• _Task description_
Copy everything in the data below exactly except the pictures.

• _Given data_
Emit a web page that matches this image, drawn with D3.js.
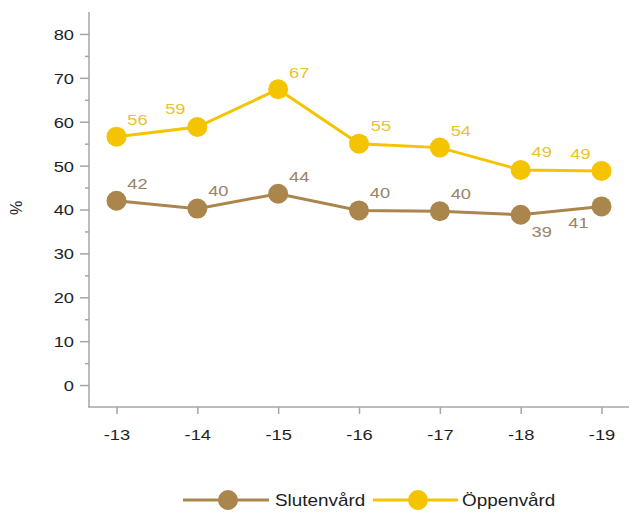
<!DOCTYPE html>
<html>
<head>
<meta charset="utf-8">
<script src="https://cdn.jsdelivr.net/npm/d3@7"></script>
<style>
  body { margin: 0; background: #fff; }
  svg text { font-family: "Liberation Sans", Arial, sans-serif; }
  .axis path, .axis line { stroke: #a6a6a6; stroke-width: 1.5; }
  .axis text { font-size: 15.5px; fill: #1e1e1e; }
</style>
</head>
<body>
<script>
"use strict";

// data
var years = ['-13', '-14', '-15', '-16', '-17', '-18', '-19'];
var sluten = [42.0, 40.2, 43.6, 39.8, 39.6, 38.8, 40.7];
var sluten_labels = ['42', '40', '44', '40', '40', '39', '41'];
var oppen = [56.6, 58.8, 67.4, 55.0, 54.1, 49.0, 48.8];
var oppen_labels = ['56', '59', '67', '55', '54', '49', '49'];
var y_ticks = [0, 10, 20, 30, 40, 50, 60, 70, 80];
var y_minor = [5, 15, 25, 35, 45, 55, 65, 75];

var width = 630, height = 513,
  stretch = 1.18;  // the text in the original is a bit wide

var svg = d3.select('body').append('svg')
  .attr('width', width)
  .attr('height', height);

// move text to (x, y) and widen it a little
function place(sel, xf, yf) {
  sel.attr('x', 0).attr('y', 0)
    .attr('transform', (d, i) => `translate(${xf(d, i)},${yf(d, i)}) scale(${stretch},1)`);
}

var x = d3.scalePoint()
  .domain(years)
  .range([89, 629])
  .padding(0.34);

var y = d3.scaleLinear()
  .domain([-5, 85])
  .range([407, 12]);

// y axis, major + minor ticks
svg.append('g')
  .attr('class', 'axis')
  .attr('transform', 'translate(89,0)')
  .call(d3.axisLeft(y).tickValues(y_ticks).tickSize(9).tickSizeOuter(0))
  .call(g => g.select('.domain').remove())
  .selectAll('text')
    .attr('dy', '0.35em')
    .call(place, () => -15, () => 0);

svg.append('g')
  .attr('class', 'axis')
  .attr('transform', 'translate(89,0)')
  .call(d3.axisLeft(y).tickValues(y_minor).tickSize(4).tickFormat(''))
  .call(g => g.select('.domain').remove());

svg.append('line')
  .attr('x1', 89).attr('x2', 89)
  .attr('y1', 12).attr('y2', 407)
  .attr('stroke', '#a6a6a6').attr('stroke-width', 1.5);

// x axis
svg.append('g')
  .attr('class', 'axis')
  .attr('transform', 'translate(0,407)')
  .call(d3.axisBottom(x).tickSize(7))
  .call(g => g.select('.domain').remove())
  .selectAll('text')
    .attr('dy', '0.35em')
    .call(place, () => 0, () => 28);

svg.append('line')
  .attr('x1', 88).attr('x2', 629)
  .attr('y1', 407).attr('y2', 407)
  .attr('stroke', '#a6a6a6').attr('stroke-width', 1.5);

svg.append('text')
  .attr('transform', 'translate(22,208) rotate(-90)')
  .attr('text-anchor', 'middle')
  .style('font-size', '16px')
  .attr('fill', '#1e1e1e')
  .text('%');

// series
var series = [
  {name: 'Slutenvård', values: sluten, labels: sluten_labels, color: '#aa864c', label_color: '#9b8268',
    offsets: [[21, -17], [21, -18], [21, -17], [21, -18], [21, -18], [21, 17], [-23, 16]]},
  {name: 'Öppenvård', values: oppen, labels: oppen_labels, color: '#f5c400', label_color: '#e9c235',
    offsets: [[21, -17], [-22, -18], [21, -17], [22, -18], [21, -17], [21, -18], [-21, -17]]}
];

var line = d3.line()
  .x((d, i) => x(years[i]))
  .y(d => y(d));

series.forEach(function(s) {
  var g = svg.append('g');

  g.append('path')
    .datum(s.values)
    .attr('d', line)
    .attr('fill', 'none')
    .attr('stroke', s.color)
    .attr('stroke-width', 3);

  g.selectAll('circle')
    .data(s.values)
    .enter().append('circle')
    .attr('cx', (d, i) => x(years[i]))
    .attr('cy', d => y(d))
    .attr('r', 10)
    .attr('fill', s.color);

  g.selectAll('text')
    .data(s.values)
    .enter().append('text')
    .attr('dy', '0.35em')
    .attr('text-anchor', 'middle')
    .style('font-size', '15.5px')
    .attr('fill', s.label_color)
    .text((d, i) => s.labels[i])
    .call(place, (d, i) => x(years[i]) + s.offsets[i][0], (d, i) => y(d) + s.offsets[i][1]);
});

// legend
var legend_items = [
  {x1: 183, x2: 269, cx: 228, tx: 275},
  {x1: 373, x2: 458, cx: 418, tx: 462}
];

legend_items.forEach(function(l, i) {
  var s = series[i];
  svg.append('line')
    .attr('x1', l.x1).attr('x2', l.x2)
    .attr('y1', 500).attr('y2', 500)
    .attr('stroke', s.color).attr('stroke-width', 3);
  svg.append('circle')
    .attr('cx', l.cx).attr('cy', 500).attr('r', 10)
    .attr('fill', s.color);
  svg.append('text')
    .datum(s.name)
    .attr('dy', '0.35em')
    .style('font-size', '16px')
    .attr('fill', '#1e1e1e')
    .text(s.name)
    .call(place, () => l.tx, () => 500);
});
</script>
</body>
</html>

• _Written answer_
Emit a web page that matches this image, drawn with D3.js.
<!DOCTYPE html>
<html>
<head>
<meta charset="utf-8">
<script src="https://cdn.jsdelivr.net/npm/d3@7"></script>
<style>
  body { margin: 0; background: #fff; }
  svg text { font-family: "Liberation Sans", Arial, sans-serif; }
  .axis path, .axis line { stroke: #a6a6a6; stroke-width: 1.5; }
  .axis text { font-size: 15.5px; fill: #1e1e1e; }
</style>
</head>
<body>
<script>
"use strict";

// data
var years = ['-13', '-14', '-15', '-16', '-17', '-18', '-19'];
var sluten = [42.0, 40.2, 43.6, 39.8, 39.6, 38.8, 40.7];
var sluten_labels = ['42', '40', '44', '40', '40', '39', '41'];
var oppen = [56.6, 58.8, 67.4, 55.0, 54.1, 49.0, 48.8];
var oppen_labels = ['56', '59', '67', '55', '54', '49', '49'];
var y_ticks = [0, 10, 20, 30, 40, 50, 60, 70, 80];
var y_minor = [5, 15, 25, 35, 45, 55, 65, 75];

var width = 630, height = 513,
  stretch = 1.18;  // the text in the original is a bit wide

var svg = d3.select('body').append('svg')
  .attr('width', width)
  .attr('height', height);

// move text to (x, y) and widen it a little
function place(sel, xf, yf) {
  sel.attr('x', 0).attr('y', 0)
    .attr('transform', (d, i) => `translate(${xf(d, i)},${yf(d, i)}) scale(${stretch},1)`);
}

var x = d3.scalePoint()
  .domain(years)
  .range([89, 629])
  .padding(0.34);

var y = d3.scaleLinear()
  .domain([-5, 85])
  .range([407, 12]);

// y axis, major + minor ticks
svg.append('g')
  .attr('class', 'axis')
  .attr('transform', 'translate(89,0)')
  .call(d3.axisLeft(y).tickValues(y_ticks).tickSize(9).tickSizeOuter(0))
  .call(g => g.select('.domain').remove())
  .selectAll('text')
    .attr('dy', '0.35em')
    .call(place, () => -15, () => 0);

svg.append('g')
  .attr('class', 'axis')
  .attr('transform', 'translate(89,0)')
  .call(d3.axisLeft(y).tickValues(y_minor).tickSize(4).tickFormat(''))
  .call(g => g.select('.domain').remove());

svg.append('line')
  .attr('x1', 89).attr('x2', 89)
  .attr('y1', 12).attr('y2', 407)
  .attr('stroke', '#a6a6a6').attr('stroke-width', 1.5);

// x axis
svg.append('g')
  .attr('class', 'axis')
  .attr('transform', 'translate(0,407)')
  .call(d3.axisBottom(x).tickSize(7))
  .call(g => g.select('.domain').remove())
  .selectAll('text')
    .attr('dy', '0.35em')
    .call(place, () => 0, () => 28);

svg.append('line')
  .attr('x1', 88).attr('x2', 629)
  .attr('y1', 407).attr('y2', 407)
  .attr('stroke', '#a6a6a6').attr('stroke-width', 1.5);

svg.append('text')
  .attr('transform', 'translate(22,208) rotate(-90)')
  .attr('text-anchor', 'middle')
  .style('font-size', '16px')
  .attr('fill', '#1e1e1e')
  .text('%');

// series
var series = [
  {name: 'Slutenvård', values: sluten, labels: sluten_labels, color: '#aa864c', label_color: '#9b8268',
    offsets: [[21, -17], [21, -18], [21, -17], [21, -18], [21, -18], [21, 17], [-23, 16]]},
  {name: 'Öppenvård', values: oppen, labels: oppen_labels, color: '#f5c400', label_color: '#e9c235',
    offsets: [[21, -17], [-22, -18], [21, -17], [22, -18], [21, -17], [21, -18], [-21, -17]]}
];

var line = d3.line()
  .x((d, i) => x(years[i]))
  .y(d => y(d));

series.forEach(function(s) {
  var g = svg.append('g');

  g.append('path')
    .datum(s.values)
    .attr('d', line)
    .attr('fill', 'none')
    .attr('stroke', s.color)
    .attr('stroke-width', 3);

  g.selectAll('circle')
    .data(s.values)
    .enter().append('circle')
    .attr('cx', (d, i) => x(years[i]))
    .attr('cy', d => y(d))
    .attr('r', 10)
    .attr('fill', s.color);

  g.selectAll('text')
    .data(s.values)
    .enter().append('text')
    .attr('dy', '0.35em')
    .attr('text-anchor', 'middle')
    .style('font-size', '15.5px')
    .attr('fill', s.label_color)
    .text((d, i) => s.labels[i])
    .call(place, (d, i) => x(years[i]) + s.offsets[i][0], (d, i) => y(d) + s.offsets[i][1]);
});

// legend
var legend_items = [
  {x1: 183, x2: 269, cx: 228, tx: 275},
  {x1: 373, x2: 458, cx: 418, tx: 462}
];

legend_items.forEach(function(l, i) {
  var s = series[i];
  svg.append('line')
    .attr('x1', l.x1).attr('x2', l.x2)
    .attr('y1', 500).attr('y2', 500)
    .attr('stroke', s.color).attr('stroke-width', 3);
  svg.append('circle')
    .attr('cx', l.cx).attr('cy', 500).attr('r', 10)
    .attr('fill', s.color);
  svg.append('text')
    .datum(s.name)
    .attr('dy', '0.35em')
    .style('font-size', '16px')
    .attr('fill', '#1e1e1e')
    .text(s.name)
    .call(place, () => l.tx, () => 500);
});
</script>
</body>
</html>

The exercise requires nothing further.